Surrogate Modeling for Scalable Evaluation of Distributed Computing Systems for HEP Applications
Larissa Schmid, Maximilian Horzela, Valerii Zhyla, Manuel Giffels, Günter Quast, Anne Koziolek
TL;DR
This work addresses scalable evaluation of WLCG-style distributed systems by training ML surrogate models on DCSim outputs to predict per-job observables from platform, datasets, and workload configurations. It compares BiGRU, BiLSTM, and Transformer encoders using sequence-to-sequence prediction with MSE loss, achieving orders-of-magnitude faster predictions while preserving key dynamics, especially for compute_time in heterogeneous workloads. Limitations arise from insufficient platform context in inputs, as transfer-time predictions struggle and some distribution features are not fully captured; future work includes adding platform descriptors and real-world data to improve generalization. Overall, the approach enables rapid exploration of infrastructure designs at scales infeasible with direct simulation, with potential impact on planning and optimization in the WLCG ecosystem.
Abstract
The Worldwide LHC Computing Grid (WLCG) provides the robust computing infrastructure essential for the LHC experiments by integrating global computing resources into a cohesive entity. Simulations of different compute models present a feasible approach for evaluating future adaptations that are able to cope with future increased demands. However, running these simulations incurs a trade-off between accuracy and scalability. For example, while the simulator DCSim can provide accurate results, it falls short on scaling with the size of the simulated platform. Using Generative Machine Learning as a surrogate presents a candidate for overcoming this challenge.
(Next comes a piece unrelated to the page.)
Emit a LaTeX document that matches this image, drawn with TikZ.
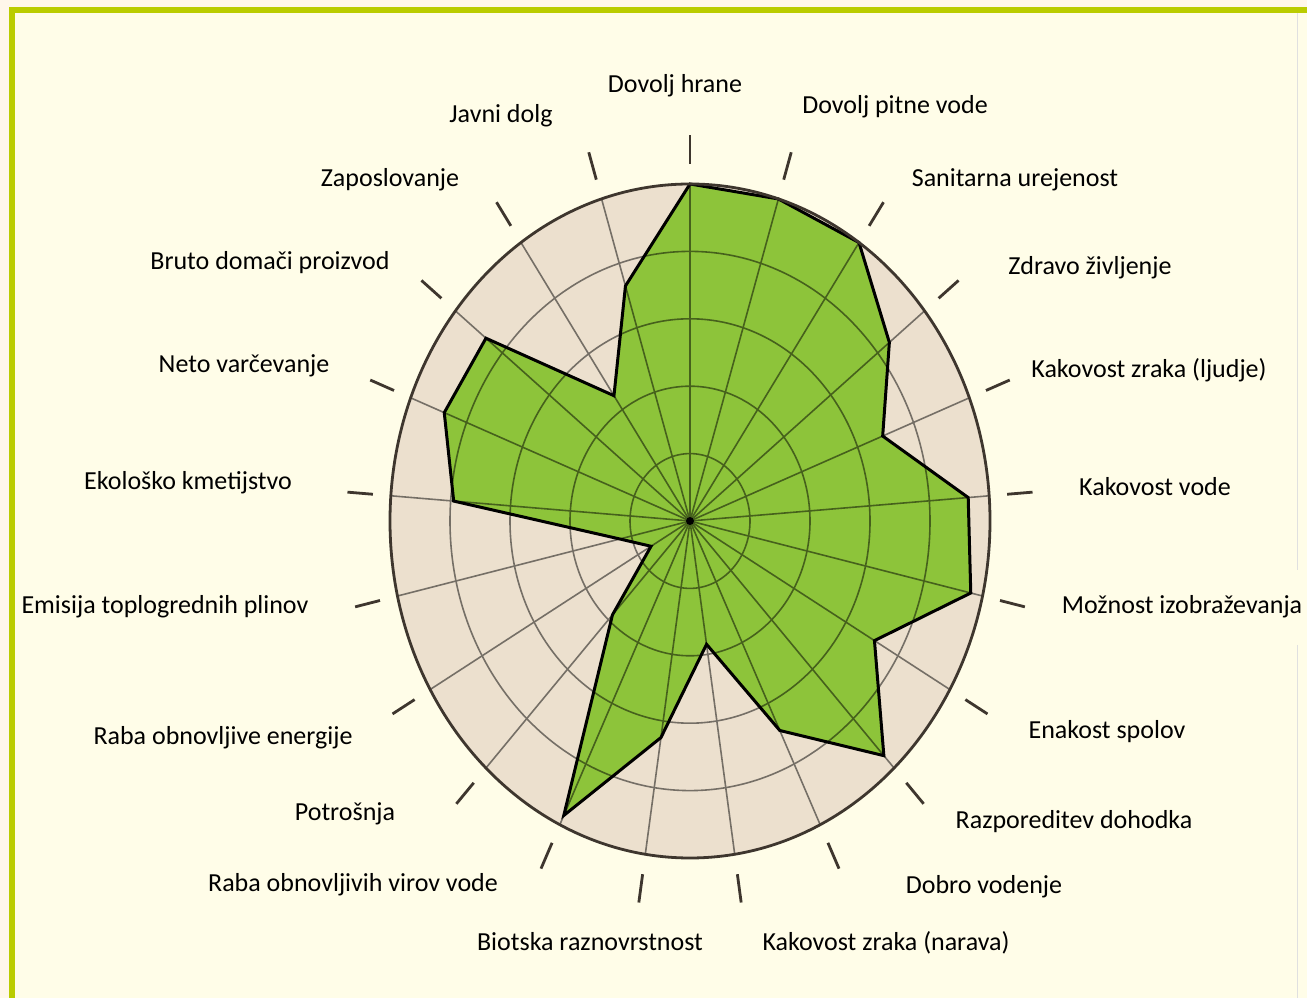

In this work, we evaluate the usage of three different Machine Learning models for the simulation of distributed computing systems and assess their ability to generalize to unseen situations. We show that those models can predict central observables derived from execution traces of compute jobs with approximate accuracy but with orders of magnitude faster execution times. Furthermore, we identify potentials for improving the predictions towards better accuracy and generalizability.